Experience is just as fluid a factor in their curation process as genre; there’s a conscious push to welcome musicians of all experience levels. First-timers share stages with seasoned performers. The same principle applies to demographics, as Top Floor makes it a priority to platform women artists. Ultimately, it’s all about the love of music. If you’re making music and you’re willing to put it out there, Top Floor will give you a chance to shine, regardless of genre, gigging experience, or gender.
This unadulterated freedom of expression was articulated by the artists of the night themselves. Tom, the drummer for Plum Texes spoke about the “lack of separation between performer and audience,” noting that the absence of a raised stage makes everything feel more “immediate” and “conversational.” Playing physically on the same level dissolves any sense of hierarchy. Chris echoed this, emphasising that Top Floor has “no preconceived notion of what should be played or what type of artist should play.” That creative liberty, he said, creates an environment of trust and openness that can be felt by both performers and audience members alike.
Another defining element of Top Floor Music’s identity is its accessibility. Their gigs are always on-campus, free, and easy to stumble into. In a world where live music is increasingly harder to afford, this is all the more special.
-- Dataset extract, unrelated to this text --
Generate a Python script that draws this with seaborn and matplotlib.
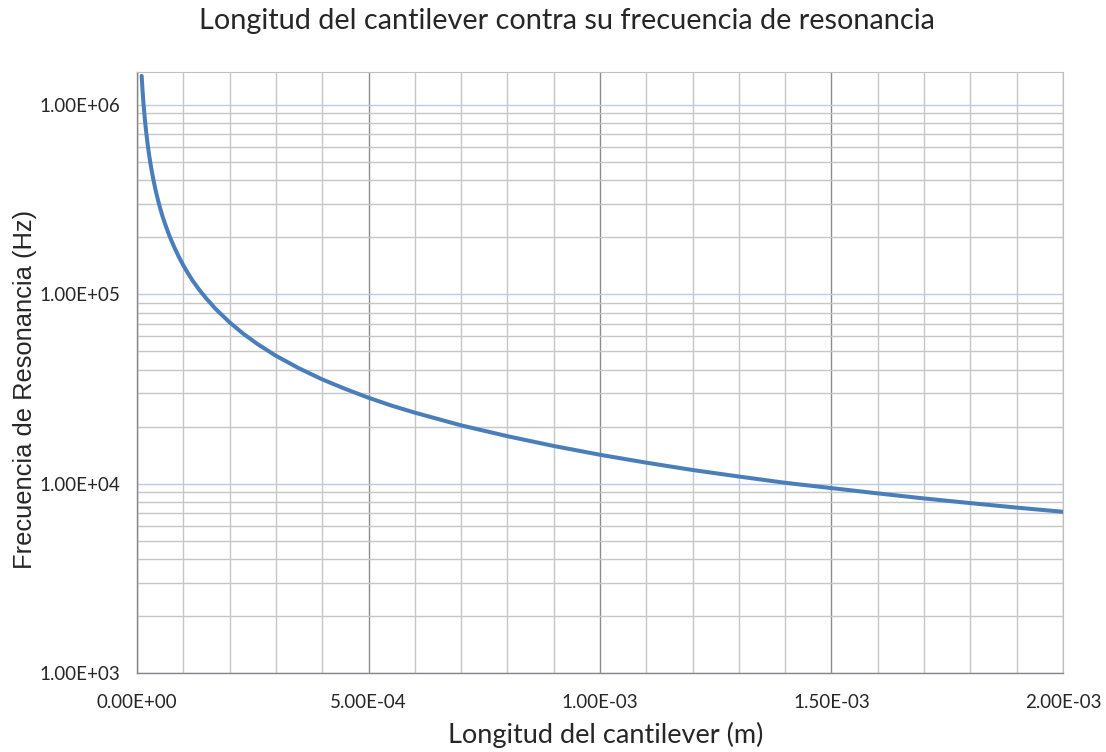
import matplotlib
matplotlib.use("Agg")
import matplotlib.pyplot as plt
import matplotlib.ticker as mticker
import seaborn as sns

# longitud del cantilever (m) y frecuencia de resonancia (Hz)
longitud = [1.0e-5, 1.1e-5, 1.2e-5, 1.3e-5, 1.4e-5, 1.5e-5, 1.7e-5, 2.0e-5,
            2.3e-5, 2.6e-5, 3.0e-5, 3.5e-5, 4.0e-5, 4.5e-5, 5.0e-5, 5.5e-5,
            6.0e-5, 7.0e-5, 8.0e-5, 9.0e-5, 1.0e-4, 1.1e-4, 1.2e-4, 1.35e-4,
            1.5e-4, 1.7e-4, 2.0e-4, 2.3e-4, 2.6e-4, 3.0e-4, 3.5e-4, 4.0e-4,
            4.5e-4, 5.0e-4, 5.5e-4, 6.0e-4, 7.0e-4, 8.0e-4, 9.0e-4, 1.0e-3,
            1.1e-3, 1.2e-3, 1.3e-3, 1.4e-3, 1.5e-3, 1.6e-3, 1.7e-3, 1.8e-3,
            1.9e-3, 2.0e-3]
frecuencia = [1.42e6, 1.29e6, 1.18e6, 1.09e6, 1.01e6, 9.47e5, 8.35e5, 7.10e5,
              6.17e5, 5.46e5, 4.73e5, 4.06e5, 3.55e5, 3.16e5, 2.84e5, 2.58e5,
              2.37e5, 2.03e5, 1.78e5, 1.58e5, 1.42e5, 1.29e5, 1.18e5, 1.05e5,
              9.47e4, 8.35e4, 7.10e4, 6.17e4, 5.46e4, 4.73e4, 4.06e4, 3.55e4,
              3.16e4, 2.84e4, 2.58e4, 2.37e4, 2.03e4, 1.78e4, 1.58e4, 1.42e4,
              1.29e4, 1.18e4, 1.09e4, 1.01e4, 9.47e3, 8.88e3, 8.35e3, 7.89e3,
              7.47e3, 7.10e3]

sns.set_style("white")
plt.rcParams["font.family"] = ["Lato", "DejaVu Sans"]

fig = plt.figure(figsize=(11.06, 7.52), dpi=100)
ax = fig.add_axes([0.1239, 0.105, 0.8372, 0.7993])

sns.lineplot(x=longitud, y=frecuencia, ax=ax, color="#4a7ebb", linewidth=2.9,
             sort=False, solid_capstyle="round")

ax.set_yscale("log")
ax.set_xlim(0, 2.0e-3)
ax.set_ylim(1e3, 1.49e6)

ax.xaxis.set_major_locator(mticker.MultipleLocator(5e-4))
ax.xaxis.set_minor_locator(mticker.MultipleLocator(1e-4))
ax.yaxis.set_major_locator(mticker.LogLocator(base=10, numticks=10))
ax.yaxis.set_minor_locator(mticker.LogLocator(base=10, subs=range(2, 10), numticks=10))
ax.yaxis.set_minor_formatter(mticker.NullFormatter())
fmt = mticker.FuncFormatter(lambda v, p: f"{v:.2E}")
ax.xaxis.set_major_formatter(fmt)
ax.yaxis.set_major_formatter(fmt)

ax.grid(True, axis="x", which="major", color="#8c8c8c", linewidth=1.0)
ax.grid(True, axis="x", which="minor", color="#c6c6c6", linewidth=1.0)
ax.grid(True, axis="y", which="major", color="#b8cbe8", linewidth=1.0)
ax.grid(True, axis="y", which="minor", color="#c6c6c6", linewidth=1.0)
ax.set_axisbelow(True)

for side in ["top", "right"]:
    ax.spines[side].set_color("#c0c0c0")
for side in ["left", "bottom"]:
    ax.spines[side].set_color("#868686")
    ax.spines[side].set_linewidth(1.0)

ax.tick_params(axis="both", which="major", length=4, width=1.0, color="#868686",
               labelsize=13.5, labelcolor="#262626", direction="out")
ax.tick_params(axis="y", which="major", pad=8)
ax.tick_params(axis="x", which="major", pad=11)
ax.tick_params(axis="both", which="minor", length=0)

ax.set_xlabel("Longitud del cantilever (m)", fontsize=19.5)
ax.set_ylabel("Frecuencia de Resonancia (Hz)", fontsize=18.4,
              family=["Liberation Sans", "DejaVu Sans"])
ax.xaxis.set_label_coords(0.506, -0.082)
ax.yaxis.set_label_coords(-0.108, 0.471)
fig.suptitle("Longitud del cantilever contra su frecuencia de resonancia",
             fontsize=20.8, x=0.513, y=0.99)

fig.savefig("out.png", dpi=100)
Their digital presence is equally distinctive. They lean into a short-form, quick-edit style that mirrors how young people actually consume music online now, and media as a whole, for that matter. That said, Top Floor still makes full-length recordings available online. For improvisational acts like Plum Texes—who feed off the energy and unpredictability of the crowd—this is essential. Each show is uniquely wild and near impossible to replicate, so documenting the full show preserves those fleeting moments and keeps the experience accessible long after the night ends.
If Friday’s electric sets slipped past you, be sure to catch Top Floor Music’s next gig. The performers have not yet been announced, but that hardly matters. The beauty of Top Floor is the atmosphere they’ve managed to cultivate time and time again. The brilliance of the musical performances they curate is just the cherry on top.